━━━ Records provided
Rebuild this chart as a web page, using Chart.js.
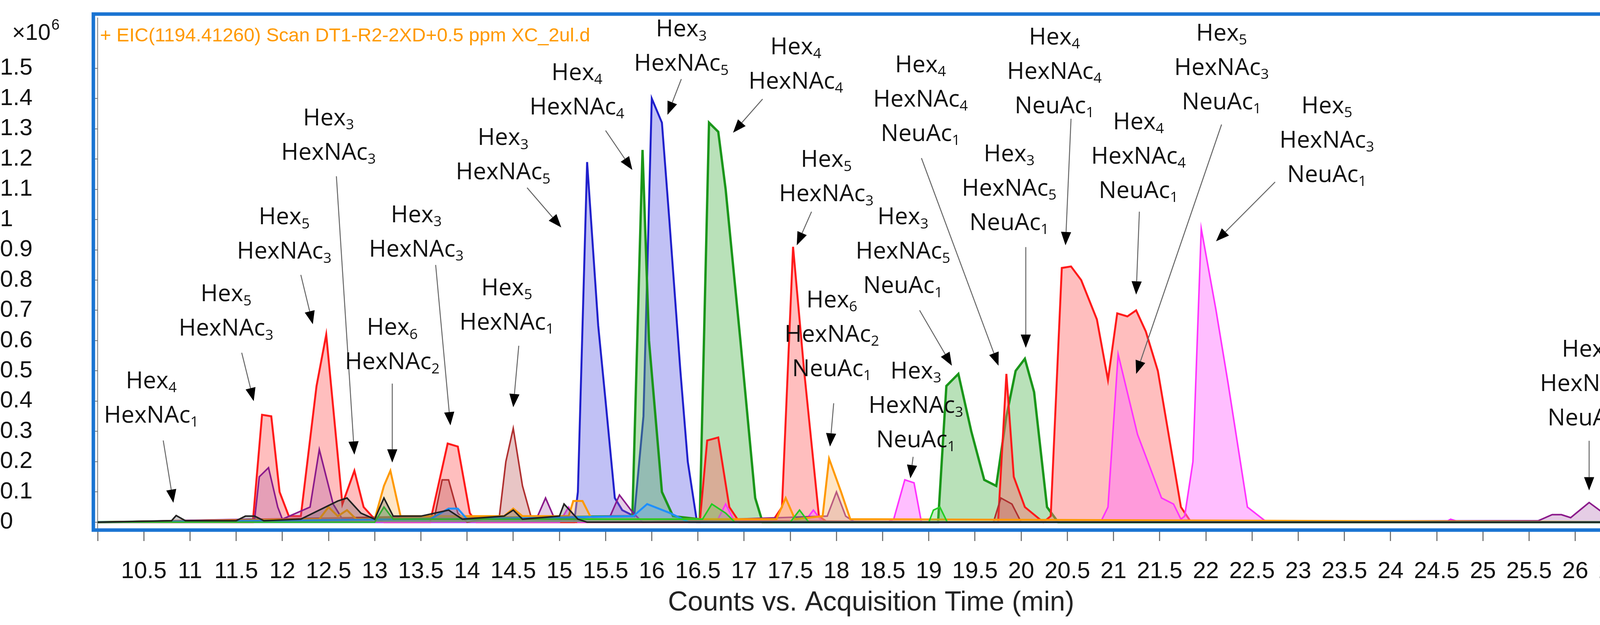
<!DOCTYPE html>
<html><head><meta charset="utf-8">
<script src="https://cdn.jsdelivr.net/npm/chart.js@4.4.0/dist/chart.umd.min.js"></script>
<style>html,body{margin:0;padding:0;background:#fff}#wrap{width:4272px;height:1600px}</style>
</head><body><div id="wrap"><canvas id="c" width="4272" height="1600"></canvas></div>
<script>
// ---- data (time in min, counts in 1e6) ----
const redX=[10.0,11.68,11.78,11.88,11.97,12.07,12.2,12.37,12.475,12.65,12.78,12.88,13.0,13.1,13.6,13.79,13.9,14.03,14.1,16.52,16.6,16.72,16.84,16.95,17.3,17.41,17.53,17.65,17.81,17.9,19.75,19.84,19.92,20.04,20.24,20.32,20.44,20.54,20.65,20.82,20.94,21.04,21.15,21.245,21.35,21.48,21.73,21.84,26.7];
const redY=[0,0,0.355,0.35,0.10,0.02,0.02,0.45,0.62,0.06,0.17,0.05,0.01,0,0,0.26,0.25,0.03,0,0,0.27,0.28,0.05,0,0,0.05,0.91,0.50,0.02,0,0,0.49,0.15,0.05,0,0.02,0.84,0.845,0.80,0.67,0.47,0.69,0.68,0.70,0.63,0.50,0.05,0,0];
const magX=[10.0,15.0,15.1,15.2,16.7,16.8,16.9,17.65,17.75,17.85,18.55,18.62,18.74,18.84,18.92,20.86,20.94,21.05,21.26,21.52,21.65,21.73,21.77,21.86,21.95,22.11,22.24,22.45,22.66,24.6,24.65,24.75,26.7];
const magY=[0,0,0.05,0,0,0.06,0,0,0.04,0,0,0.01,0.14,0.13,0,0,0.05,0.555,0.29,0.08,0.06,0.01,0.02,0.20,0.97,0.70,0.46,0.05,0,0,0.01,0,0];
const blueX=[10.0,15.16,15.2,15.30,15.42,15.5,15.6,15.68,15.81,15.91,16.0,16.11,16.19,16.31,16.39,16.49,26.7];
const blueY=[0,0,0.10,1.19,0.65,0.40,0.08,0.04,0.02,0.35,1.40,1.32,1.00,0.50,0.20,0,0];
const greenX=[10.0,15.79,15.90,15.97,16.11,16.23,16.52,16.62,16.72,16.80,16.96,17.12,17.2,19.1,19.19,19.32,19.46,19.6,19.73,19.84,19.94,20.04,20.14,20.28,20.4,26.7];
const greenY=[0,0.02,1.23,0.60,0.10,0.02,0.01,1.32,1.29,1.10,0.60,0.08,0,0,0.45,0.49,0.30,0.14,0.12,0.35,0.50,0.54,0.43,0.05,0,0];
const brownX=[10.0,13.65,13.73,13.8,13.9,14.0,14.35,14.42,14.5,14.6,14.7,19.7,19.78,19.9,20.0,26.7];
const brownY=[0,0.02,0.14,0.14,0.03,0,0.02,0.20,0.31,0.12,0.01,0,0.08,0.06,0,0];
const purpleX=[10.0,11.7,11.75,11.85,11.95,12.0,12.3,12.4,12.55,12.65,14.75,14.85,14.95,15.55,15.65,15.8,15.9,17.9,18.0,18.1,18.2,25.6,25.75,25.85,25.95,26.05,26.15,26.35,26.45,26.7];
const purpleY=[0,0.01,0.15,0.18,0.05,0.01,0.05,0.24,0.06,0.01,0.01,0.08,0.01,0.02,0.09,0.03,0,0.02,0.10,0.02,0,0.005,0.025,0.025,0.015,0.04,0.065,0.02,0,0];
const orangeX=[10.0,12.4,12.5,12.6,12.7,12.8,13.0,13.1,13.17,13.28,14.4,14.5,14.6,15.1,15.15,15.25,15.35,17.35,17.45,17.55,17.85,17.92,18.05,18.15,26.7];
const orangeY=[0,0.01,0.05,0.02,0.04,0.01,0.01,0.12,0.17,0.02,0.02,0.045,0.02,0.02,0.07,0.07,0.01,0.01,0.08,0.01,0.02,0.21,0.10,0.01,0];
const blackX=[10.0,10.8,10.85,10.95,11.5,11.6,11.7,11.8,12.2,12.6,12.7,12.85,13.0,13.1,13.2,13.5,13.8,13.95,14.4,14.5,14.6,15.0,15.05,15.2,15.3,26.7];
const blackY=[0,0.005,0.022,0.005,0.005,0.02,0.02,0.005,0.01,0.07,0.08,0.03,0.01,0.08,0.02,0.02,0.04,0.01,0.02,0.04,0.01,0.02,0.06,0.01,0,0];
const ltblueX=[10.0,13.6,13.8,13.9,14.0,15.8,15.95,16.2,16.4,26.7];
const ltblueY=[0,0.01,0.045,0.045,0.01,0.02,0.06,0.03,0,0];
const ltgreenX=[10.0,13.0,13.1,13.2,16.55,16.65,16.8,16.9,17.5,17.6,17.7,19.0,19.05,19.12,19.2,26.7];
const ltgreenY=[0,0,0.05,0.01,0.01,0.06,0.03,0,0,0.04,0,0,0.04,0.05,0,0];
const xTicks=[10,10.5,11,11.5,12,12.5,13,13.5,14,14.5,15,15.5,16,16.5,17,17.5,18,18.5,19,19.5,20,20.5,21,21.5,22,22.5,23,23.5,24,24.5,25,25.5,26,26.5];
const yTicks=[0,0.1,0.2,0.3,0.4,0.5,0.6,0.7,0.8,0.9,1,1.1,1.2,1.3,1.4,1.5];
// annotations: [lines, text center x, first line y, arrow start x,y, arrow tip x,y] (data units)
const notes=[
 [["Hex_4","HexNAc_1"],10.58,0.465,10.71,0.27,10.82,0.064],
 [["Hex_5","HexNAc_3"],11.39,0.752,11.56,0.56,11.69,0.40],
 [["Hex_5","HexNAc_3"],12.02,1.006,12.20,0.817,12.33,0.654],
 [["Hex_3","HexNAc_3"],12.50,1.333,12.585,1.143,12.78,0.223],
 [["Hex_6","HexNAc_2"],13.19,0.641,13.19,0.458,13.19,0.197],
 [["Hex_3","HexNAc_3"],13.45,1.013,13.66,0.85,13.82,0.32],
 [["Hex_5","HexNAc_1"],14.43,0.772,14.56,0.583,14.50,0.38],
 [["Hex_3","HexNAc_5"],14.39,1.268,14.65,1.105,15.02,0.974],
 [["Hex_4","HexNAc_4"],15.19,1.483,15.50,1.294,15.79,1.164],
 [["Hex_3","HexNAc_5"],16.32,1.627,16.32,1.464,16.17,1.346],
 [["Hex_4","HexNAc_4"],17.56,1.568,17.20,1.398,16.88,1.287],
 [["Hex_5","HexNAc_3"],17.89,1.196,17.73,1.026,17.57,0.915],
 [["Hex_6","HexNAc_2","NeuAc_1"],17.95,0.732,17.97,0.393,17.93,0.25],
 [["Hex_3","HexNAc_5","NeuAc_1"],18.72,1.006,18.90,0.70,19.25,0.517],
 [["Hex_3","HexNAc_3","NeuAc_1"],18.86,0.497,18.83,0.216,18.80,0.145],
 [["Hex_4","HexNAc_4","NeuAc_1"],18.91,1.509,18.92,1.203,19.755,0.517],
 [["Hex_3","HexNAc_5","NeuAc_1"],19.87,1.215,20.05,0.909,20.05,0.576],
 [["Hex_4","HexNAc_4","NeuAc_1"],20.36,1.60,20.54,1.333,20.48,0.915],
 [["Hex_4","HexNAc_4","NeuAc_1"],21.27,1.32,21.28,1.026,21.245,0.752],
 [["Hex_5","HexNAc_3","NeuAc_1"],22.17,1.613,22.17,1.314,21.245,0.49],
 [["Hex_5","HexNAc_3","NeuAc_1"],23.31,1.373,22.75,1.124,22.11,0.928],
 [["Hex_5","HexNAc_3","NeuAc_2"],26.13,0.569,26.15,0.269,26.15,0.105]
];
const titleText="+ EIC(1194.41260) Scan DT1-R2-2XD+0.5 ppm XC_2ul.d";
const xTitle="Counts vs. Acquisition Time (min)";

function pts(xs,ys){return xs.map((x,i)=>({x:x,y:ys[i]}));}
function ds(label,xs,ys,line,fill,w){return {label,data:pts(xs,ys),borderColor:line,backgroundColor:fill,fill:'origin',borderWidth:w||5,pointRadius:0,tension:0};}
const datasets=[
 ds('black',blackX,blackY,'#222','rgba(90,90,90,0.3)',4),
 ds('ltgreen',ltgreenX,ltgreenY,'#22cc22','rgba(80,200,80,0.3)',4),
 ds('ltblue',ltblueX,ltblueY,'#1e90ff','rgba(90,160,255,0.3)',5),
 ds('orange',orangeX,orangeY,'#ff9900','rgba(255,190,110,0.4)',5),
 ds('purple',purpleX,purpleY,'#8b1a8b','rgba(170,90,170,0.3)',4),
 ds('brown',brownX,brownY,'#b03030','rgba(190,90,90,0.35)',4),
 ds('magenta',magX,magY,'#ff33ff','rgba(255,110,255,0.45)',4),
 ds('red',redX,redY,'#ff1a1a','rgba(255,110,110,0.45)',5),
 ds('green',greenX,greenY,'#1a961a','rgba(80,180,80,0.4)',6),
 ds('blue',blueX,blueY,'#2020cc','rgba(100,100,230,0.4)',5)
];
const FONT="'Liberation Sans', Arial, sans-serif";
const NFONT="'Open Sans', sans-serif";
function drawSub(ctx,str,cx,cy,size){
  const parts=str.split('_');const main=parts[0],sub=parts[1]||'';
  ctx.font=size+"px "+NFONT;const w1=ctx.measureText(main).width;
  ctx.font=Math.round(size*0.62)+"px "+NFONT;const w2=ctx.measureText(sub).width;
  let x=cx-(w1+w2)/2;
  ctx.textAlign='left';ctx.textBaseline='middle';ctx.fillStyle='#111';
  ctx.font=size+"px "+NFONT;ctx.fillText(main,x,cy);
  ctx.font=Math.round(size*0.62)+"px "+NFONT;ctx.fillText(sub,x+w1,cy+size*0.28);
}
const deco={id:'deco',
 afterDatasetsDraw(chart){
  const ctx=chart.ctx,xs=chart.scales.x,ys=chart.scales.y;
  ctx.save();
  ctx.strokeStyle='#1a74d2';ctx.lineWidth=9;
  ctx.strokeRect(239,36,4229-239,1357-36);
  ctx.fillStyle='#ff9900';ctx.font="49px "+FONT;ctx.textAlign='left';ctx.textBaseline='middle';
  ctx.fillText(titleText,256,92);
  ctx.fillStyle='#111';ctx.font="58px "+FONT;ctx.fillText("×10",31,86);
  const w=ctx.measureText("×10").width;ctx.font="38px "+FONT;ctx.fillText("6",31+w+2,66);
  notes.forEach(n=>{
    const [lines,tx,ty,ax,ay,bx,by]=n;
    const cx=xs.getPixelForValue(tx),cy=ys.getPixelForValue(ty);
    lines.forEach((l,i)=>drawSub(ctx,l,cx,cy+i*88,60));
    const x1=xs.getPixelForValue(ax),y1=ys.getPixelForValue(ay),x2=xs.getPixelForValue(bx),y2=ys.getPixelForValue(by);
    const ang=Math.atan2(y2-y1,x2-x1),L=34,H=13;
    const hx=x2-L*Math.cos(ang),hy=y2-L*Math.sin(ang);
    ctx.strokeStyle='#666';ctx.lineWidth=2.5;ctx.beginPath();ctx.moveTo(x1,y1);ctx.lineTo(hx,hy);ctx.stroke();
    ctx.fillStyle='#000';ctx.beginPath();ctx.moveTo(x2,y2);
    ctx.lineTo(hx+H*Math.sin(ang),hy-H*Math.cos(ang));ctx.lineTo(hx-H*Math.sin(ang),hy+H*Math.cos(ang));ctx.closePath();ctx.fill();
  });
  ctx.restore();
 }};
new Chart(document.getElementById('c'),{type:'line',data:{datasets},
 options:{responsive:false,animation:false,devicePixelRatio:1,
  layout:{padding:{left:0,right:62,top:36,bottom:0}},
  plugins:{legend:{display:false},tooltip:{enabled:false}},
  scales:{
   x:{type:'linear',min:10.0,max:26.75,
      afterBuildTicks(s){s.ticks=xTicks.map(v=>({value:v}));},
      afterFit(s){s.height=243;},
      grid:{drawOnChartArea:false,drawTicks:true,tickLength:28,color:'#777',lineWidth:3,offset:false},
      border:{display:false},
      ticks:{color:'#111',font:{size:60,family:FONT},padding:42,maxRotation:0,autoSkip:false,callback:v=>v===10?'':String(v)},
      title:{display:true,text:xTitle,color:'#222',font:{size:70,family:FONT},padding:{top:0,bottom:14}}},
   y:{type:'linear',min:-0.026,max:1.666,
      afterBuildTicks(s){s.ticks=yTicks.map(v=>({value:v}));},
      afterFit(s){s.width=250;},
      grid:{drawOnChartArea:false,tickLength:14,color:'#777',lineWidth:2},
      border:{display:true,color:'#777',width:2},
      ticks:{color:'#111',font:{size:60,family:FONT},crossAlign:'far',padding:10,callback:v=>String(v)}}
  }},
 plugins:[deco]});
</script></body></html>
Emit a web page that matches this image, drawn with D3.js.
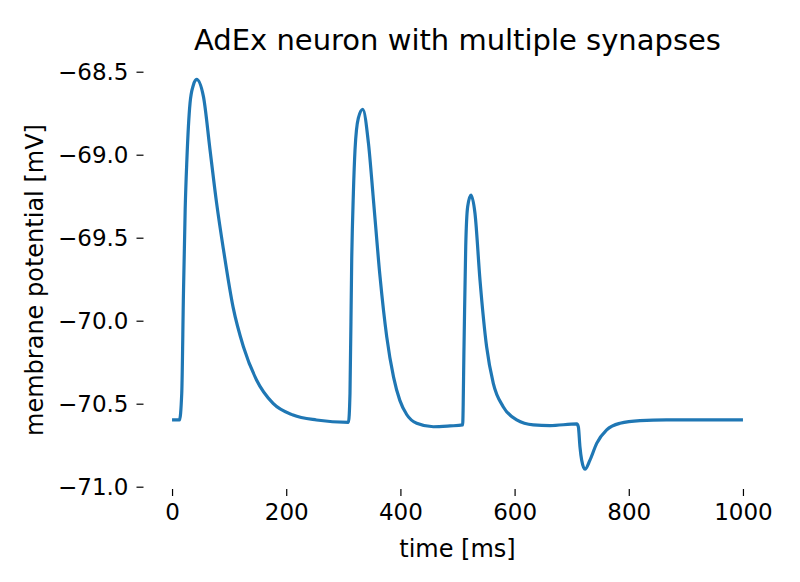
<!DOCTYPE html>
<html>
<head>
<meta charset="utf-8">
<script src="https://cdn.jsdelivr.net/npm/d3@7"></script>
<style>
  body { margin: 0; background: #fff; }
  svg { display: block; font-family: "DejaVu Sans", sans-serif; }
  .tick text { fill: #000; }
</style>
</head>
<body>
<div id="chart"></div>
<script>
// membrane potential
const timeMs = [0, 13, 17, 20, 23, 26, 31.5, 37.4, 43, 55, 66.5, 78, 90, 107, 125, 148, 177, 212, 253, 309,
  311.7, 314.7, 317.6, 320.5, 326.3, 334, 344, 352.7, 364.3, 376, 388, 399, 411, 428.5, 457.6, 487, 509,
  511.4, 514.4, 517.8, 523.6, 530.6, 539.4, 551, 562.7, 580, 603.7, 632.8, 662, 709,
  711.7, 714.5, 717.5, 723.3, 732, 743.8, 761.3, 784.7, 819.6, 866, 1000];
const vm = [-70.598, -70.598, -70.437, -69.835, -69.33, -69.03, -68.69, -68.58, -68.546, -68.65, -68.97, -69.29, -69.57, -69.92, -70.157, -70.357, -70.498, -70.568, -70.598, -70.612,
  -70.437, -69.634, -69.233, -68.97, -68.78, -68.727, -68.93, -69.27, -69.735, -70.096, -70.34, -70.48, -70.565, -70.618, -70.639, -70.634, -70.628,
  -70.157, -69.554, -69.313, -69.243, -69.353, -69.755, -70.157, -70.377, -70.518, -70.598, -70.628, -70.632, -70.622,
  -70.64, -70.76, -70.84, -70.895, -70.84, -70.739, -70.658, -70.618, -70.602, -70.598, -70.598];
const xTicks = [0, 200, 400, 600, 800, 1000];
const yTicks = [-71.0, -70.5, -70.0, -69.5, -69.0, -68.5];

const data = timeMs.map((t, i) => ({t: t, v: vm[i]}));

const width = 800, height = 582;
const margin = {top: 61, right: 28.5, bottom: 93, left: 143.5};

const svg = d3.select('#chart').append('svg')
    .attr('width', width)
    .attr('height', height);

// matplotlib style: 5% padding around the data
const xScale = d3.scaleLinear()
    .domain([-50, 1050])
    .range([margin.left, width - margin.right]);

const yScale = d3.scaleLinear()
    .domain([-71.0139, -68.4355])
    .range([height - margin.bottom, margin.top]);

const line = d3.line()
    .x(d => xScale(d.t))
    .y(d => yScale(d.v))
    .curve(d3.curveMonotoneX);

svg.append('path')
    .datum(data)
    .attr('d', line)
    .attr('fill', 'none')
    .attr('stroke', '#1f77b4')
    .attr('stroke-width', 3.2)
    .attr('stroke-linejoin', 'round');

// axes without spines, just ticks
const xAxis = svg.append('g')
    .attr('transform', 'translate(0,' + (height - margin.bottom) + ')')
    .call(d3.axisBottom(xScale).tickValues(xTicks).tickSize(7).tickPadding(8)
        .tickFormat(d3.format('d')));

const yAxis = svg.append('g')
    .attr('transform', 'translate(' + margin.left + ',0)')
    .call(d3.axisLeft(yScale).tickValues(yTicks).tickSize(7).tickPadding(8)
        .tickFormat(d => d3.format('.1f')(d).replace('-', '\u2212')));

[xAxis, yAxis].forEach(g => {
  g.select('.domain').remove();
  g.selectAll('.tick line').attr('stroke', '#000').attr('stroke-width', 1.2);
  g.selectAll('.tick text').attr('font-size', 23).attr('font-family', 'DejaVu Sans');
});

svg.append('text')
    .attr('x', (margin.left + width - margin.right) / 2)
    .attr('y', 50)
    .attr('text-anchor', 'middle')
    .attr('font-size', 29)
    .text('AdEx neuron with multiple synapses');

svg.append('text')
    .attr('x', (margin.left + width - margin.right) / 2)
    .attr('y', 557)
    .attr('text-anchor', 'middle')
    .attr('font-size', 24)
    .text('time [ms]');

svg.append('text')
    .attr('transform', 'translate(43,280) rotate(-90)')
    .attr('text-anchor', 'middle')
    .attr('font-size', 24)
    .text('membrane potential [mV]');
</script>
</body>
</html>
━━━━━━
→ **Work instructions**:
Only lines with the word "page" are wanted, so copy each one from the records.

→ **Task solution**:
Rebuild this chart as a web page, using Chart.js.
Emit a web page that matches this image, drawn with D3.js.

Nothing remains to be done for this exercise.